- _INSTRUCTIONS TO FOLLOW_
Copy exactly the lines of the records below, and only those lines, beginning with the line that contains "Give me the matplotlib source for this chart." and ending with the line that contains "wl_blue = np.arange(-95, 660, 5)".

═══ DATA FOR THIS TASK ═══

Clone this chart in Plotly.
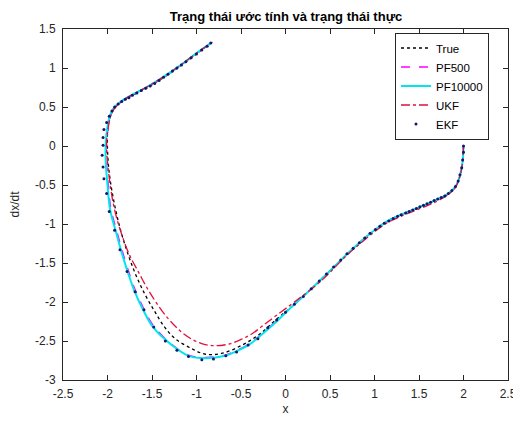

═══
═══ DATA FOR THIS TASK ═══

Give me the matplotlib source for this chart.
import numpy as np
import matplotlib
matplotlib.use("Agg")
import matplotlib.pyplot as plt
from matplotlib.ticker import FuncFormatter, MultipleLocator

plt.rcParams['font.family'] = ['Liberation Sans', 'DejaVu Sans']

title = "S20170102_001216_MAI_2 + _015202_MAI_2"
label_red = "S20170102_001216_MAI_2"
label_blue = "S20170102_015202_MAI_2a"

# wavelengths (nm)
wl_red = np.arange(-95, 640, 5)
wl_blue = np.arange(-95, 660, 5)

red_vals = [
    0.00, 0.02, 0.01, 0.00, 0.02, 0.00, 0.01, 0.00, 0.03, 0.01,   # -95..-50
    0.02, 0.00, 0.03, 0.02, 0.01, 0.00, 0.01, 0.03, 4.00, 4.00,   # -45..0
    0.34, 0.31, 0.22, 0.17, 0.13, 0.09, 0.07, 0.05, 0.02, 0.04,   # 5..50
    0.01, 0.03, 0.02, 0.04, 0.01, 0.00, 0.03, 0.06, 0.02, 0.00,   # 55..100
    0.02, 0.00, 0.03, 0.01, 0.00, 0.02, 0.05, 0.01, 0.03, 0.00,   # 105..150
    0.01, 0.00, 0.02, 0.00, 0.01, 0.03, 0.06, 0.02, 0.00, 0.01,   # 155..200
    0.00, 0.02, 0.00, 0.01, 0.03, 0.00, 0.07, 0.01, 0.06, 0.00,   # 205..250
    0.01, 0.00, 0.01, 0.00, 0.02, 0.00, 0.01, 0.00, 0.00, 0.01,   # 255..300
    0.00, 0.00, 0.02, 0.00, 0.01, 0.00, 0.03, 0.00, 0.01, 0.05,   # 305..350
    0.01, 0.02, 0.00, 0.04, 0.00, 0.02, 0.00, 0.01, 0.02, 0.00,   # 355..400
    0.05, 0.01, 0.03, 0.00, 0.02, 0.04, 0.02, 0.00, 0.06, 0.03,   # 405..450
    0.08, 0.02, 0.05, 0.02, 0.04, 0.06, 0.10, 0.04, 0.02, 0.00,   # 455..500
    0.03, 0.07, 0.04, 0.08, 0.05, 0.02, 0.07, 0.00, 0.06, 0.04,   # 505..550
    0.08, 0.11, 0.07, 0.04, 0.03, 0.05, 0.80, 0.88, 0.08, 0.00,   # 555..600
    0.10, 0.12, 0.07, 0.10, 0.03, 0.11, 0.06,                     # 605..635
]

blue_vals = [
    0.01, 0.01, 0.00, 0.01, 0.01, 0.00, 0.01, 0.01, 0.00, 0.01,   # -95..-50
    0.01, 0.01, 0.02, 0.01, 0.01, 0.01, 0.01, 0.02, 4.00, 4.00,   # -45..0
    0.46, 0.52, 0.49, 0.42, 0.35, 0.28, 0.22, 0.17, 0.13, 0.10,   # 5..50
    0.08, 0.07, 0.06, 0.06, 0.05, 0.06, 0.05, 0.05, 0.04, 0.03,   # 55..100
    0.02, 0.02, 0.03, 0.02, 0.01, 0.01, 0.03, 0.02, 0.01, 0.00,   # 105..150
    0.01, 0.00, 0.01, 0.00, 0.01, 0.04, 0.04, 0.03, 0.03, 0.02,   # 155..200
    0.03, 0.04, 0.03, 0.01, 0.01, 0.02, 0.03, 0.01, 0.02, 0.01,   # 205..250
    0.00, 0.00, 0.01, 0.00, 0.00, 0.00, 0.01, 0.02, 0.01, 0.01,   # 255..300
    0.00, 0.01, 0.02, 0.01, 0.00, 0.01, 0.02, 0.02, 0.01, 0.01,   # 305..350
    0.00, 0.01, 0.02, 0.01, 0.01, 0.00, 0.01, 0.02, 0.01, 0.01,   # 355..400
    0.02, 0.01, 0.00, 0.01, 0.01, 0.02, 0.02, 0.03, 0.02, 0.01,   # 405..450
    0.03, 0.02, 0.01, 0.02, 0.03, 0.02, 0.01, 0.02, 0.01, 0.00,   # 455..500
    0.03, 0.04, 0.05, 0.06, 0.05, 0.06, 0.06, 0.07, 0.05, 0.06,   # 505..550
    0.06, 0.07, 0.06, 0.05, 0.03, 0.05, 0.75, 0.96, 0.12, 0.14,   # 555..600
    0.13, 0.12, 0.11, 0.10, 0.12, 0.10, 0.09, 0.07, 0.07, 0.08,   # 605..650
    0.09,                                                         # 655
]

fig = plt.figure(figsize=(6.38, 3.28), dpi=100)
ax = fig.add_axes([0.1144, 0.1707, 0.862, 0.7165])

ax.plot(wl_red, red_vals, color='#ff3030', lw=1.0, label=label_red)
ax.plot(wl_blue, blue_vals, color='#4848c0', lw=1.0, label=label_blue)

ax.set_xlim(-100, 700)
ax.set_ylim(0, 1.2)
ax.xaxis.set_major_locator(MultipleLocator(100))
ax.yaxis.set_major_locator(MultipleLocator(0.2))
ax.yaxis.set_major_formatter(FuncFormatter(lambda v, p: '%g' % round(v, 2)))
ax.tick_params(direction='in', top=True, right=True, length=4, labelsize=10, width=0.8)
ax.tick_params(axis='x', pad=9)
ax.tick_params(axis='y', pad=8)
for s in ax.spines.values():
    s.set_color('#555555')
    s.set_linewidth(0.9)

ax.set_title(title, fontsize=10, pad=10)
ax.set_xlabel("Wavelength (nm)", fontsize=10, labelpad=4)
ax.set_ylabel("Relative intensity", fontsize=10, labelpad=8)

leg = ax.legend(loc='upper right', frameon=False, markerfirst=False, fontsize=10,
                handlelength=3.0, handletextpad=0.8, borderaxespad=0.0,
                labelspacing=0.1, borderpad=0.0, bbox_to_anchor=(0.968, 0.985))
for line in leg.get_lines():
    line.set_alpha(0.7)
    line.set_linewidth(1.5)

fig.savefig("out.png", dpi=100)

═══

- _CORRECT RESPONSE_
Give me the matplotlib source for this chart.
import numpy as np
import matplotlib
matplotlib.use("Agg")
import matplotlib.pyplot as plt
from matplotlib.ticker import FuncFormatter, MultipleLocator

plt.rcParams['font.family'] = ['Liberation Sans', 'DejaVu Sans']

title = "S20170102_001216_MAI_2 + _015202_MAI_2"
label_red = "S20170102_001216_MAI_2"
label_blue = "S20170102_015202_MAI_2a"

# wavelengths (nm)
wl_red = np.arange(-95, 640, 5)
wl_blue = np.arange(-95, 660, 5)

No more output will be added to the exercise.